Sprecher
Beschreibung
Decadal variability in subpolar North Atlantic Ocean heat content is strongly influenced by the atmosphere. Seasonal and annual atmospheric disturbances leave a lasting impact on the ocean for several years due to the ocean's substantial thermal inertia. These atmospheric perturbations first generate anomalous air-sea heat fluxes and wind patterns, rapidly modifying upper ocean temperatures (a short-term, local response). Subsequently, these modifications can alter meridional heat transport rates, leading to persistent anomalous heat convergence (long-term, far-field response) in the subpolar ocean (Khatri et al., 2022, Geophys Res Lett).

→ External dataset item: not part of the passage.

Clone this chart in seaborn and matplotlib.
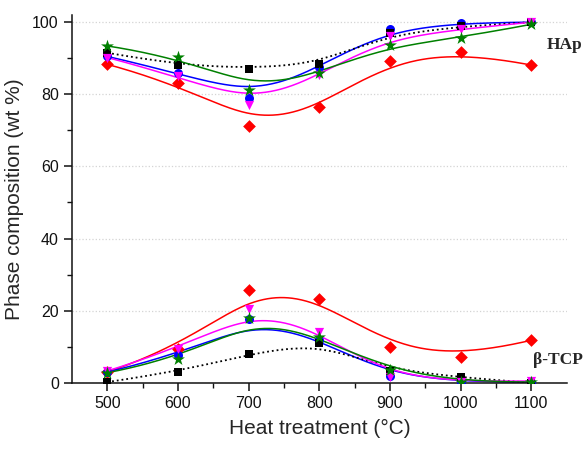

We propose a novel approach that incorporates both short-term and long-term ocean responses to evaluate ocean memory and its role in driving decadal ocean variability. This approach combines heat budget analysis with linear response theory to investigate how the North Atlantic Oscillation (NAO) influences the decadal variability of upper ocean temperatures and quantifies the associated ocean memory. Using CMIP6 climate model outputs and observations, we find that ocean memory in the subpolar North Atlantic ranges from 10 to 20 years. Furthermore, we find that the NAO significantly influences long-term ocean variability, explaining 20%-30% of subpolar ocean heat content variability on decadal timescales. This implies that the impact of seasonal atmospheric events on the ocean persists for over a decade through a combination of local and far-field ocean responses.
The proposed framework, built upon the concept of ocean memory, integrates local and far-field ocean effects into a single metric. This framework can be used to analyse how relatively short-lived atmospheric variations drive changes in the ocean state over decadal timescales.